The long working hours, the endless traffic and the pressure to keep up appearances in a city that idolises wealth often leave people exhausted by the weekends, which are packed with lavish weddings and lengthy church services. They can also make it hard to find love.
Tinder, a dating app where users reject or select potential partners by swiping left or right, has not proved as popular in Lagos as it is with time-poor young people elsewhere. “Friends thought I was insane or looking to be murdered,” says a female lawyer.
For those who dare, men mostly find “runs girls” (aka sugar babies) looking for rich boyfriends to buy them gifts, or outright prostitutes. Women find cheating husbands.
“The first time I signed up…I saw three guys I knew who were married,” says Efua Oyofo, who runs the blog Dating While Nigerian.
However, many young women in Lagos want to be the “side chick” of a married man, deeming them more responsible than the single ones.
“It was crazy,” a 26-year-old journalist says, recalling the sudden attention he got from young women in his office when he wore a ring on his fourth finger. “They’re more patient,” says Eve, a software developer who prefers older men. “And there’s the money.”

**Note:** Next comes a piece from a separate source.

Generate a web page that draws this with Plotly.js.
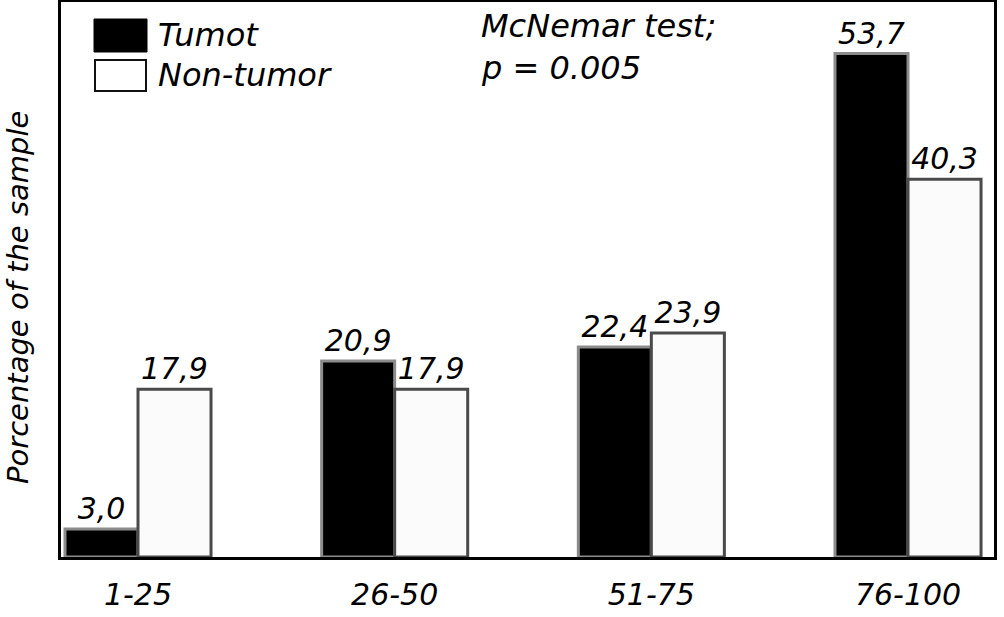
<!DOCTYPE html>
<html>
<head>
<meta charset="utf-8">
<script src="https://cdn.plot.ly/plotly-3.0.1.min.js"></script>
<style>html,body{margin:0;padding:0;background:#fff;}#chart{width:1004px;height:617px;}</style>
</head>
<body>
<div id="chart"></div>
<script>
var categories = ["1-25", "26-50", "51-75", "76-100"];
var tumorValues = [3.0, 20.9, 22.4, 53.7];
var nonTumorValues = [17.9, 17.9, 23.9, 40.3];
var seriesNames = ["Tumot", "Non-tumor"];

function fmt(v) { return v.toFixed(1).replace('.', ','); }

var FONT = "DejaVu Sans, sans-serif";
var FS = 29;
var FS_BIG = 32;
var FS_TICK = 30;

var traces = [
  {
    type: 'bar', name: seriesNames[0], x: categories, y: tumorValues,
    text: tumorValues.map(fmt), textposition: 'outside', cliponaxis: false,
    constraintext: 'none',
    textfont: {family: FONT, size: 30, color: '#000', style: 'italic'},
    marker: {color: '#000000', line: {color: '#8c8c8c', width: 3}},
    showlegend: false, hoverinfo: 'x+y'
  },
  {
    type: 'bar', name: seriesNames[1], x: categories, y: nonTumorValues,
    text: nonTumorValues.map(fmt), textposition: 'outside', cliponaxis: false,
    constraintext: 'none',
    textfont: {family: FONT, size: 30, color: '#000', style: 'italic'},
    marker: {color: '#fbfbfb', line: {color: '#4a4a4a', width: 3}},
    showlegend: false, hoverinfo: 'x+y'
  }
];

var layout = {
  width: 1004, height: 617,
  margin: {l: 61, r: 10, t: 2, b: 60, pad: 0},
  paper_bgcolor: '#ffffff', plot_bgcolor: '#ffffff',
  barmode: 'group', bargap: 0.431, bargroupgap: 0,
  font: {family: FONT, size: FS, color: '#000'},
  xaxis: {
    type: 'category', range: [-0.3, 3.335],
    showline: true, mirror: true, linecolor: '#000', linewidth: 3,
    showgrid: false, zeroline: false, ticks: '',
    tickfont: {family: FONT, size: FS_TICK, color: '#000', style: 'italic'},
    ticklabelstandoff: 9
  },
  yaxis: {
    range: [0, 59.2],
    showline: true, mirror: true, linecolor: '#000', linewidth: 3,
    showgrid: false, zeroline: false, ticks: '', showticklabels: false
  },
  shapes: [
    {type: 'rect', xref: 'paper', yref: 'paper',
     x0: (94 - 61) / 933, x1: (147 - 61) / 933,
     y0: (557 - 52) / 555, y1: (557 - 19) / 555,
     fillcolor: '#000', line: {color: '#000', width: 1}},
    {type: 'rect', xref: 'paper', yref: 'paper',
     x0: (95 - 61) / 933, x1: (146 - 61) / 933,
     y0: (557 - 91) / 555, y1: (557 - 60) / 555,
     fillcolor: '#fff', line: {color: '#111', width: 2}}
  ],
  annotations: [
    {xref: 'paper', yref: 'paper', x: (156 - 61) / 933, y: (557 - 35) / 555,
     xanchor: 'left', yanchor: 'middle', showarrow: false, text: seriesNames[0],
     font: {family: FONT, size: FS_BIG, color: '#000', style: 'italic'}},
    {xref: 'paper', yref: 'paper', x: (156 - 61) / 933, y: (557 - 75) / 555,
     xanchor: 'left', yanchor: 'middle', showarrow: false, text: seriesNames[1],
     font: {family: FONT, size: FS_BIG, color: '#000', style: 'italic'}},
    {xref: 'paper', yref: 'paper', x: (479 - 61) / 933, y: (557 - 26) / 555,
     xanchor: 'left', yanchor: 'middle', showarrow: false, text: 'McNemar test;',
     font: {family: FONT, size: FS_BIG, color: '#000', style: 'italic'}},
    {xref: 'paper', yref: 'paper', x: (479 - 61) / 933, y: (557 - 68) / 555,
     xanchor: 'left', yanchor: 'middle', showarrow: false, text: 'p = 0.005',
     font: {family: FONT, size: FS_BIG, color: '#000', style: 'italic'}},
    {xref: 'paper', yref: 'paper', x: (18 - 61) / 933, y: (557 - 298) / 555,
     xanchor: 'center', yanchor: 'middle', showarrow: false, textangle: -90,
     text: 'Porcentage of the sample',
     font: {family: FONT, size: FS, color: '#000', style: 'italic'}}
  ]
};

Plotly.newPlot('chart', traces, layout, {displayModeBar: false, staticPlot: true});
</script>
</body>
</html>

For heterosexuals looking for something serious, megachurches run singles events. Weddings are also seen as a good place to meet future spouses. “Unlike a nightclub it’s actually a fairly well-lit event, so there’s a sense you can survey the market,” says Ore Disu, who runs Nsibidi Institute, a think-tank.
However, many women worry that nuptials are frequented by “Yoruba demons”, stereotypically promiscuous young men from south-west Nigeria. Gay Nigerians, most of whom are in the closet, tend to meet at private parties.
Whereas ethnicity is less of a barrier to love in Nigeria’s cosmopolitan commercial capital, Christian-Muslim unions are still frowned upon. Parents also put pressure on their children to find a partner, inviting men over for dinner or sending women to meet their sons.
For many young people the only way to date is to find someone who lives and works nearby—and spend time together during the long commute.